EXERCISE AIM >> From the first line of the data below through the line holding "import * as", output each line exactly and leave the pictures out.

SUPPLIED INFORMATION >>
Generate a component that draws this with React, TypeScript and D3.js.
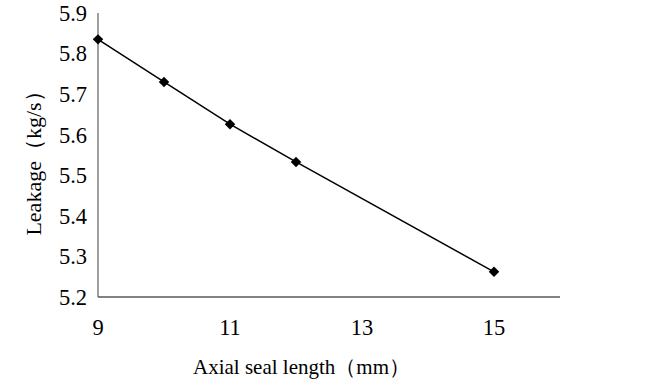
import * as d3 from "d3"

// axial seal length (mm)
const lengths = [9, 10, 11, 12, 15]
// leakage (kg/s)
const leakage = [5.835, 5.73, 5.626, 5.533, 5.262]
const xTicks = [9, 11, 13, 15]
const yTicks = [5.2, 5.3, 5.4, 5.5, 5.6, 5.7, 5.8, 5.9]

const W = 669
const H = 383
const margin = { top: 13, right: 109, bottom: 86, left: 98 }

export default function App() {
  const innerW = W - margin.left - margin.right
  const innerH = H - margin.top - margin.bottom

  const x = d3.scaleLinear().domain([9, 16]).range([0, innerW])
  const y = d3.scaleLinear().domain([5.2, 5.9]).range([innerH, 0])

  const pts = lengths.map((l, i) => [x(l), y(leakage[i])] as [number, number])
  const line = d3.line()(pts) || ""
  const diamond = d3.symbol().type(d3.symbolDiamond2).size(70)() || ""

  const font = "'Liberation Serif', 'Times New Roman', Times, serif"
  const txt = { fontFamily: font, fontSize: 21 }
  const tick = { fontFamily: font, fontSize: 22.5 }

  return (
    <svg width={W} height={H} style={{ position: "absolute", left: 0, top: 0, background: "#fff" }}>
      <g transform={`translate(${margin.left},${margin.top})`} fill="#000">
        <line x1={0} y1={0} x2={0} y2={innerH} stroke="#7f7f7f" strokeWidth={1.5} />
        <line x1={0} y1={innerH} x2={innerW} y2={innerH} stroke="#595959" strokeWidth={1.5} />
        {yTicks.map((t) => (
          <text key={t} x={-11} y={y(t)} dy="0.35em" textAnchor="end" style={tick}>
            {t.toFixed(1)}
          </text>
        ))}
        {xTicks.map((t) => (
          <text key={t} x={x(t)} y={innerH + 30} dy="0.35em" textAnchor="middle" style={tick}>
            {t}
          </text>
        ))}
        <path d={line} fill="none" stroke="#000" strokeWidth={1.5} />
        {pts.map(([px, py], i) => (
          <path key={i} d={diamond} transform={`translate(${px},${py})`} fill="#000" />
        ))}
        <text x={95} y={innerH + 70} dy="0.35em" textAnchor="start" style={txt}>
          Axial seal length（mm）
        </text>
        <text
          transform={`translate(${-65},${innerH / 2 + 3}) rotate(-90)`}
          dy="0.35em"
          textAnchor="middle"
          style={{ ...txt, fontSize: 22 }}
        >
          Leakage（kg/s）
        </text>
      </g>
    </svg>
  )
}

WRITTEN SOLUTION >>
Generate a component that draws this with React, TypeScript and D3.js.
import * as d3 from "d3"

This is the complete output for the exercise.